Before the bell: c’est la vie

The French government has fallen, raising concerns over interest rates in neighboring countries. X-Fab hosts its investor day.

It’s official. Last night, the French government collapsed at one of the worst possible times for the country. Not only is there no approved budget heading into the year-end—leaving financial markets ready to target France—but under Article 12 of the constitution, new elections cannot be held until summer unless Macron resigns and calls for presidential elections. As a result, Belgium, France, and Germany all find themselves without a government just as Trump prepares to take office.
Markets, however, remain unshaken, with the Euro Stoxx 50 climbing 0.8% and the S&P 500 gaining 0.6%. The latter was buoyed by Fed Chair Jerome Powell’s remarks that the U.S. economy remains remarkably strong, urging caution on further rate cuts.

In corporate news, the earnings season is winding down as companies prepare for the holiday season. The most shocking event yesterday was the shooting of the CEO of UnitedHealth’s insurance division during an investor day. Meanwhile, Salesforce surged 11% following better-than-expected quarterly results. Proximus and Ageas both trimmed their dividends; after adjustments, Ageas gained 3% and Proximus 4.8%. Eyes now turn to the delayed OPEC+ meeting. Disagreements among member nations make it difficult to strike a deal to raise oil prices, and a failed meeting could drive oil prices lower.

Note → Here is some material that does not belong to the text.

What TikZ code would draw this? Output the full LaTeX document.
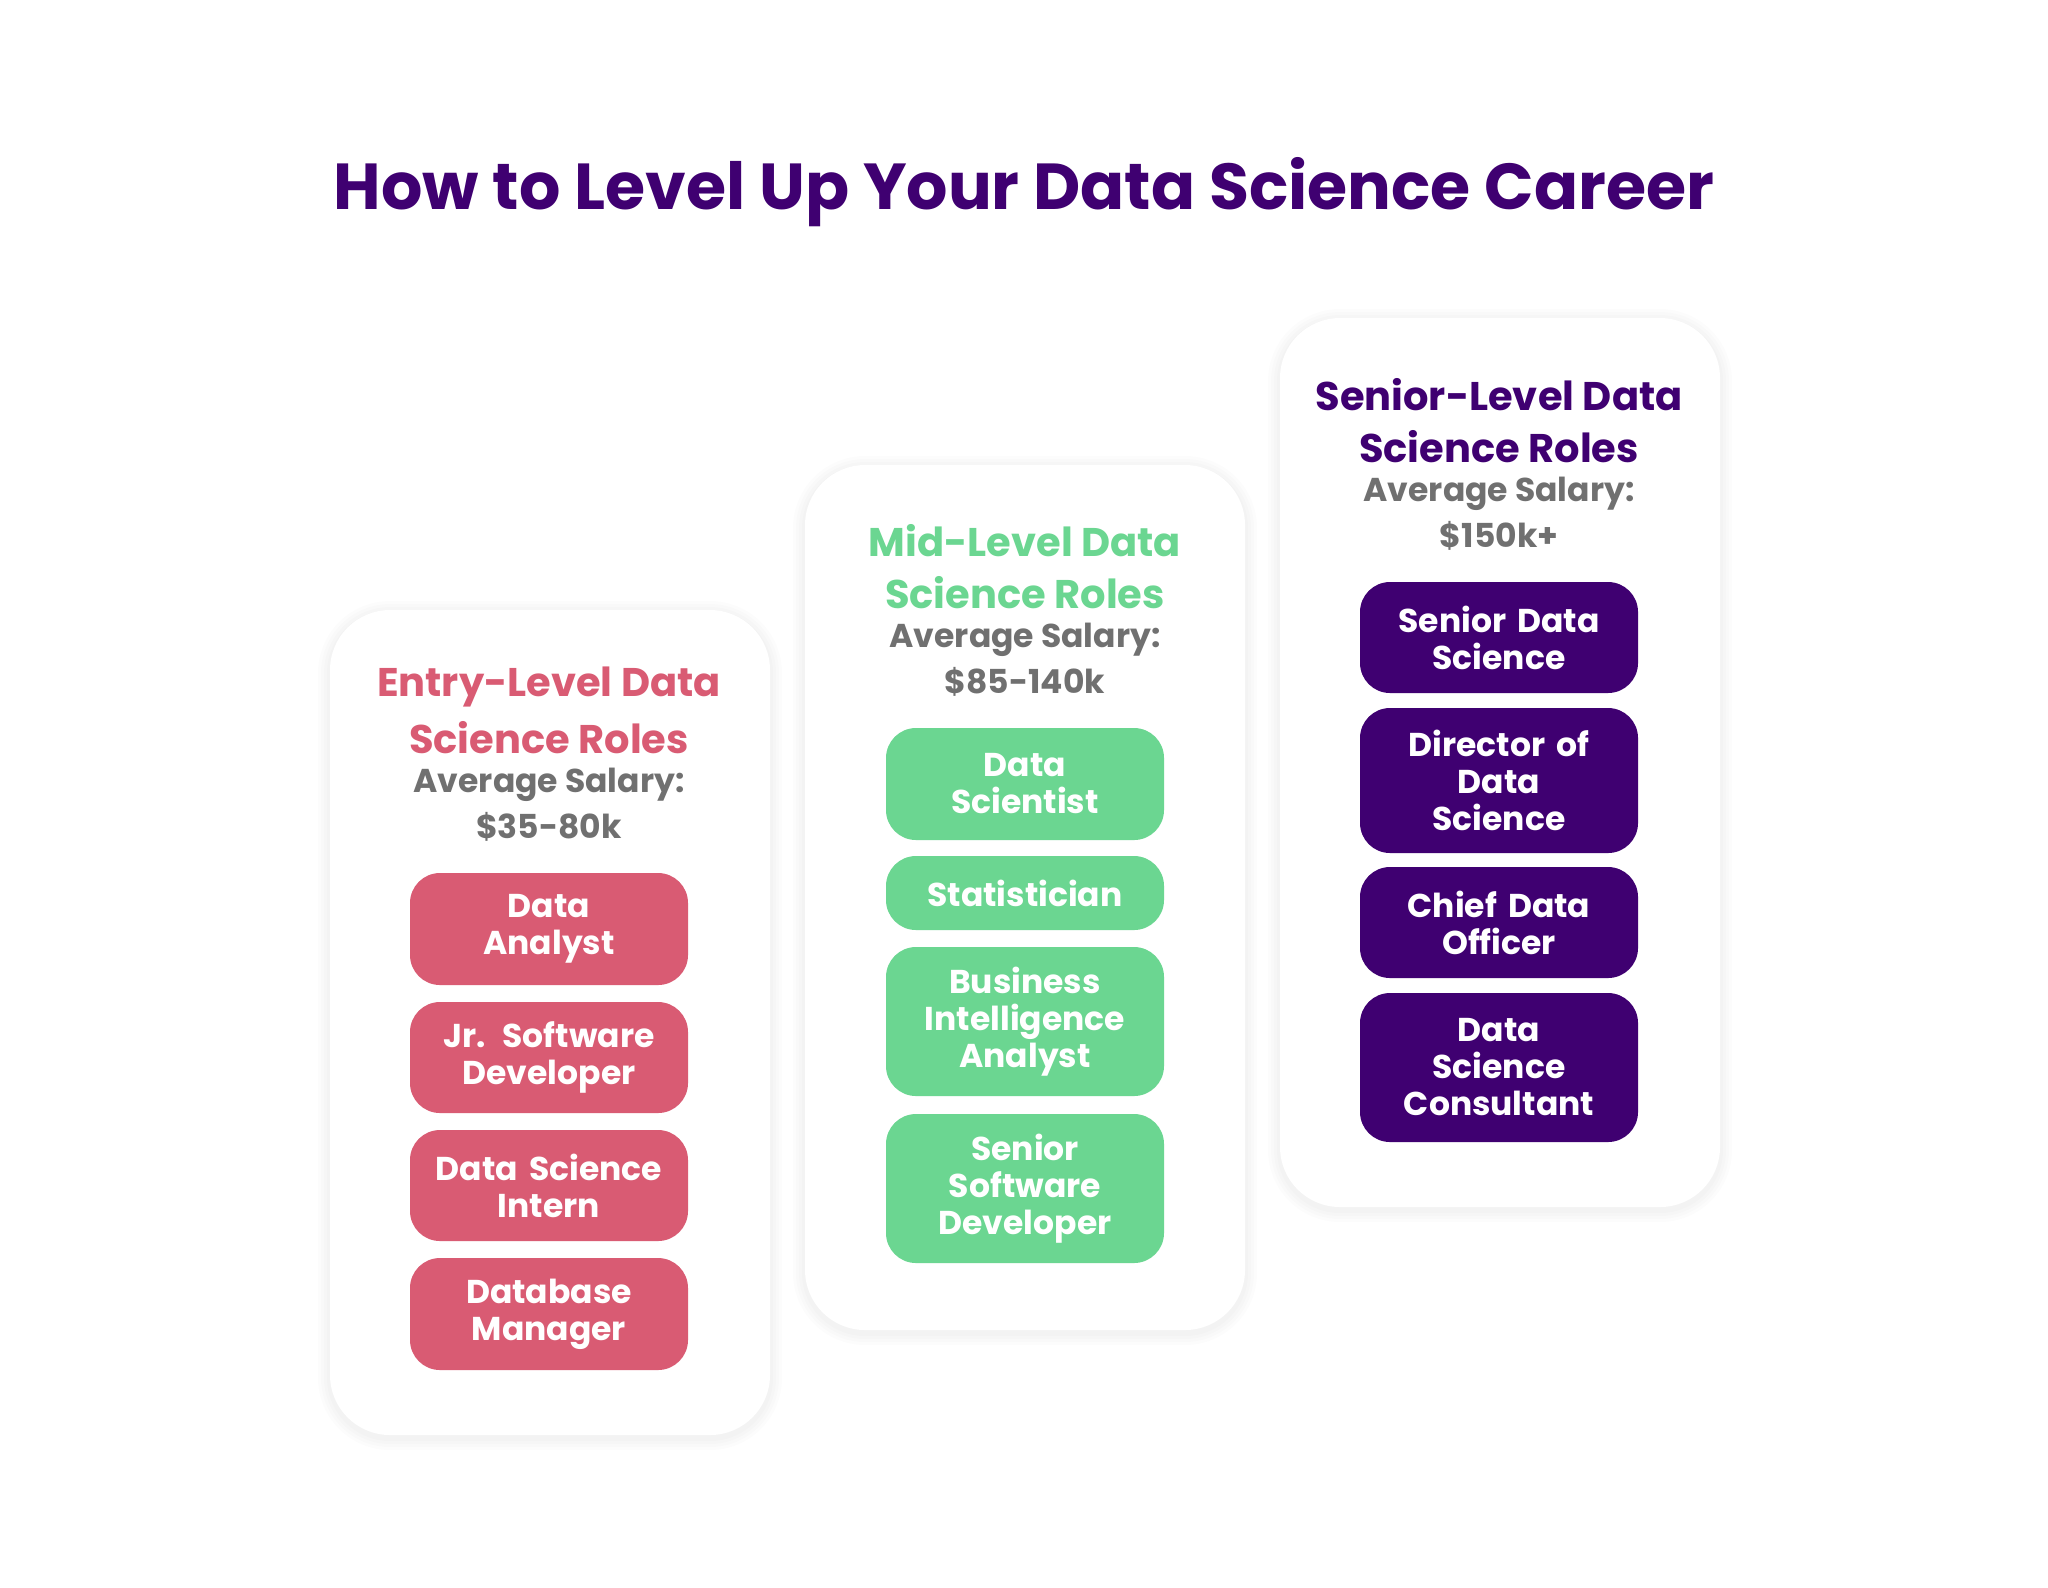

Sanctions squeeze corporate earnings

The semiconductor sector continues to face pressure, as evidenced by Synopsys’ latest results. Earnings per share rose sharply to 3.40 dollars, up from 3 dollars last quarter. However, forward guidance was concerning. Macro headwinds in the automotive sector are expected to reduce next quarter’s earnings to 2.77–2.82 dollars per share, with revenue falling from 1.63 billion dollars to between 1.435 billion and 1.465 billion dollars. This reflects challenges posed by Chinese export controls on chips—an issue likely to worsen under a Trump presidency.

From 2026 to 2030

“Predictions are often worth less than the paper they’re written on,” a saying often repeated in my family. A glance back at past forecasts shows how far reality often deviates from plans. X-Fab’s projection to achieve 1.5 billion dollars in revenue by 2026 is no exception. During yesterday’s investor day, the group tempered expectations, shifting the target to 2030. With a gross margin of 35%, X-Fab anticipates achieving EBITDA of 525 million euros—almost equivalent to its market capitalization as of yesterday.
Investors are optimistic, focusing instead on the revised target of 1.05 billion dollars in revenue and 315 million euros in EBITDA by 2026. While the company currently faces headwinds in the automotive sector, these are not expected to last. Our view? Those patient enough to wait until 2030 likely won’t regret investing in X-Fab.

Did you know…

that Greek bonds are currently considered less risky than French government bonds? Yesterday, the 10-year yield on Greek government bonds was around 2.90%, comparable to French bonds. French interest rates are expected to rise further today.